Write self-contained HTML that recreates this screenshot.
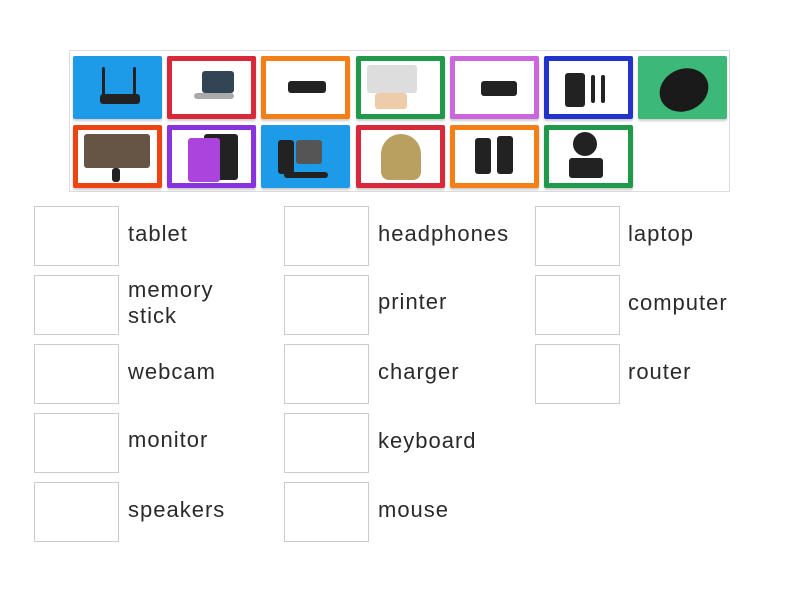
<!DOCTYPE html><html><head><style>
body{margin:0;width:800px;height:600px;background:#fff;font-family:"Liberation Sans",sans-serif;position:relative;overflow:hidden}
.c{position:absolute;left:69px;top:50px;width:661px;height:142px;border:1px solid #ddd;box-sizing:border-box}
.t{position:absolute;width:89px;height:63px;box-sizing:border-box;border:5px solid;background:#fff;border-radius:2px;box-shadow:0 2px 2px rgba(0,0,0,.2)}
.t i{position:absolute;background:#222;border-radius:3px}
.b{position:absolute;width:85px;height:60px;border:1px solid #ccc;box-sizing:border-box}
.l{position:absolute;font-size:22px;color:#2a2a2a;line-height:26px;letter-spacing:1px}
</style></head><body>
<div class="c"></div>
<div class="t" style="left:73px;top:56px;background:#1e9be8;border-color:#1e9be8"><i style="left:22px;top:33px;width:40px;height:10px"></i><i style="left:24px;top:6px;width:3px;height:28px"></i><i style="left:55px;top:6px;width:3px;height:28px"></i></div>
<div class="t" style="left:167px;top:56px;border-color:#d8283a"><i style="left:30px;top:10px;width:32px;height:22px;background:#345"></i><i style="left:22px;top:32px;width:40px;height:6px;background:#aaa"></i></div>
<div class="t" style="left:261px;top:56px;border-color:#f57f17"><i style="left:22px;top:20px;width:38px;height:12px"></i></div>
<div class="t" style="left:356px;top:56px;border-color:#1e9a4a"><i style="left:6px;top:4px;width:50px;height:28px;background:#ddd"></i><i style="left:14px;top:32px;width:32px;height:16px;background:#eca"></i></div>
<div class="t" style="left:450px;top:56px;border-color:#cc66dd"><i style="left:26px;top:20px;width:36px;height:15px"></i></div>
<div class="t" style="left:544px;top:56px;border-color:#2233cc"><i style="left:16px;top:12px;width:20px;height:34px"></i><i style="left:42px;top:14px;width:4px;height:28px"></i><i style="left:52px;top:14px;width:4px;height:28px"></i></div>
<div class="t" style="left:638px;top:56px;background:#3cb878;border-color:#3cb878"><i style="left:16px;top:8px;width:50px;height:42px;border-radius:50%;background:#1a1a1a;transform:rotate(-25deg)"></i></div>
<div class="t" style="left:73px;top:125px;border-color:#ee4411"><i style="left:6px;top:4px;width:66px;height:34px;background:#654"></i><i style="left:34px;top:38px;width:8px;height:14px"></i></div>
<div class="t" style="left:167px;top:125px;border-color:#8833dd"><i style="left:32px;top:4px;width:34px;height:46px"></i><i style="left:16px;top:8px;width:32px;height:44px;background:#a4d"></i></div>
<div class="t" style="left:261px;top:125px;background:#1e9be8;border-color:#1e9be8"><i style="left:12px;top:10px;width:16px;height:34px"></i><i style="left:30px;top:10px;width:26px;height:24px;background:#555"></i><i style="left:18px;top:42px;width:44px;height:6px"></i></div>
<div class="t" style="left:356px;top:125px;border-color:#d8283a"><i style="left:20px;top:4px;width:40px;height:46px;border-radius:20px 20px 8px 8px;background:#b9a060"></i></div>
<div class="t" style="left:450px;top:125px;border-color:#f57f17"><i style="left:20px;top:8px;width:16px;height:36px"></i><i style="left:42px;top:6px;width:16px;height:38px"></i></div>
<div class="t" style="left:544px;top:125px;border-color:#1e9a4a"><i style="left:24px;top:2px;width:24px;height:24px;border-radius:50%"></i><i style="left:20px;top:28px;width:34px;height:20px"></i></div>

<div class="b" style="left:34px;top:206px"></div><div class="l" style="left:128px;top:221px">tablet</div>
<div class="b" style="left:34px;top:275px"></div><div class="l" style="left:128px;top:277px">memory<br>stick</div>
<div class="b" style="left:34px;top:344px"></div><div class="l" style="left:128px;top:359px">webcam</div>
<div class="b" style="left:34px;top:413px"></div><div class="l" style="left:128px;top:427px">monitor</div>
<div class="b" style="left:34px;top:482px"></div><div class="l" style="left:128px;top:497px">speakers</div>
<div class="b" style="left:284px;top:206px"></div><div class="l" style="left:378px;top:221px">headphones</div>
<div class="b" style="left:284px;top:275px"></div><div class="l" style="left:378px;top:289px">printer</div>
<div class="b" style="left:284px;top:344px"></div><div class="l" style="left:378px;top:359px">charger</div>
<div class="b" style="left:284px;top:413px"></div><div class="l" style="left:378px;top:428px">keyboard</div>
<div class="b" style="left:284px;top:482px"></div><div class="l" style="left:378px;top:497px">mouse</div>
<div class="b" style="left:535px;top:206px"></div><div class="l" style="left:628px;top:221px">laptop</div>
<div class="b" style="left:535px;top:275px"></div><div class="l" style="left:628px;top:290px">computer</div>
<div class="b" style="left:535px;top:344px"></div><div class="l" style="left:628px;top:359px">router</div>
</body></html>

***

> **Problem requirements**: Transcribe the preceding listing in its entirety and with exact wording, leaving out pictures.

> **Final result**:
Write self-contained HTML that recreates this screenshot.
<!DOCTYPE html><html><head><style>
body{margin:0;width:800px;height:600px;background:#fff;font-family:"Liberation Sans",sans-serif;position:relative;overflow:hidden}
.c{position:absolute;left:69px;top:50px;width:661px;height:142px;border:1px solid #ddd;box-sizing:border-box}
.t{position:absolute;width:89px;height:63px;box-sizing:border-box;border:5px solid;background:#fff;border-radius:2px;box-shadow:0 2px 2px rgba(0,0,0,.2)}
.t i{position:absolute;background:#222;border-radius:3px}
.b{position:absolute;width:85px;height:60px;border:1px solid #ccc;box-sizing:border-box}
.l{position:absolute;font-size:22px;color:#2a2a2a;line-height:26px;letter-spacing:1px}
</style></head><body>
<div class="c"></div>
<div class="t" style="left:73px;top:56px;background:#1e9be8;border-color:#1e9be8"><i style="left:22px;top:33px;width:40px;height:10px"></i><i style="left:24px;top:6px;width:3px;height:28px"></i><i style="left:55px;top:6px;width:3px;height:28px"></i></div>
<div class="t" style="left:167px;top:56px;border-color:#d8283a"><i style="left:30px;top:10px;width:32px;height:22px;background:#345"></i><i style="left:22px;top:32px;width:40px;height:6px;background:#aaa"></i></div>
<div class="t" style="left:261px;top:56px;border-color:#f57f17"><i style="left:22px;top:20px;width:38px;height:12px"></i></div>
<div class="t" style="left:356px;top:56px;border-color:#1e9a4a"><i style="left:6px;top:4px;width:50px;height:28px;background:#ddd"></i><i style="left:14px;top:32px;width:32px;height:16px;background:#eca"></i></div>
<div class="t" style="left:450px;top:56px;border-color:#cc66dd"><i style="left:26px;top:20px;width:36px;height:15px"></i></div>
<div class="t" style="left:544px;top:56px;border-color:#2233cc"><i style="left:16px;top:12px;width:20px;height:34px"></i><i style="left:42px;top:14px;width:4px;height:28px"></i><i style="left:52px;top:14px;width:4px;height:28px"></i></div>
<div class="t" style="left:638px;top:56px;background:#3cb878;border-color:#3cb878"><i style="left:16px;top:8px;width:50px;height:42px;border-radius:50%;background:#1a1a1a;transform:rotate(-25deg)"></i></div>
<div class="t" style="left:73px;top:125px;border-color:#ee4411"><i style="left:6px;top:4px;width:66px;height:34px;background:#654"></i><i style="left:34px;top:38px;width:8px;height:14px"></i></div>
<div class="t" style="left:167px;top:125px;border-color:#8833dd"><i style="left:32px;top:4px;width:34px;height:46px"></i><i style="left:16px;top:8px;width:32px;height:44px;background:#a4d"></i></div>
<div class="t" style="left:261px;top:125px;background:#1e9be8;border-color:#1e9be8"><i style="left:12px;top:10px;width:16px;height:34px"></i><i style="left:30px;top:10px;width:26px;height:24px;background:#555"></i><i style="left:18px;top:42px;width:44px;height:6px"></i></div>
<div class="t" style="left:356px;top:125px;border-color:#d8283a"><i style="left:20px;top:4px;width:40px;height:46px;border-radius:20px 20px 8px 8px;background:#b9a060"></i></div>
<div class="t" style="left:450px;top:125px;border-color:#f57f17"><i style="left:20px;top:8px;width:16px;height:36px"></i><i style="left:42px;top:6px;width:16px;height:38px"></i></div>
<div class="t" style="left:544px;top:125px;border-color:#1e9a4a"><i style="left:24px;top:2px;width:24px;height:24px;border-radius:50%"></i><i style="left:20px;top:28px;width:34px;height:20px"></i></div>

<div class="b" style="left:34px;top:206px"></div><div class="l" style="left:128px;top:221px">tablet</div>
<div class="b" style="left:34px;top:275px"></div><div class="l" style="left:128px;top:277px">memory<br>stick</div>
<div class="b" style="left:34px;top:344px"></div><div class="l" style="left:128px;top:359px">webcam</div>
<div class="b" style="left:34px;top:413px"></div><div class="l" style="left:128px;top:427px">monitor</div>
<div class="b" style="left:34px;top:482px"></div><div class="l" style="left:128px;top:497px">speakers</div>
<div class="b" style="left:284px;top:206px"></div><div class="l" style="left:378px;top:221px">headphones</div>
<div class="b" style="left:284px;top:275px"></div><div class="l" style="left:378px;top:289px">printer</div>
<div class="b" style="left:284px;top:344px"></div><div class="l" style="left:378px;top:359px">charger</div>
<div class="b" style="left:284px;top:413px"></div><div class="l" style="left:378px;top:428px">keyboard</div>
<div class="b" style="left:284px;top:482px"></div><div class="l" style="left:378px;top:497px">mouse</div>
<div class="b" style="left:535px;top:206px"></div><div class="l" style="left:628px;top:221px">laptop</div>
<div class="b" style="left:535px;top:275px"></div><div class="l" style="left:628px;top:290px">computer</div>
<div class="b" style="left:535px;top:344px"></div><div class="l" style="left:628px;top:359px">router</div>
</body></html>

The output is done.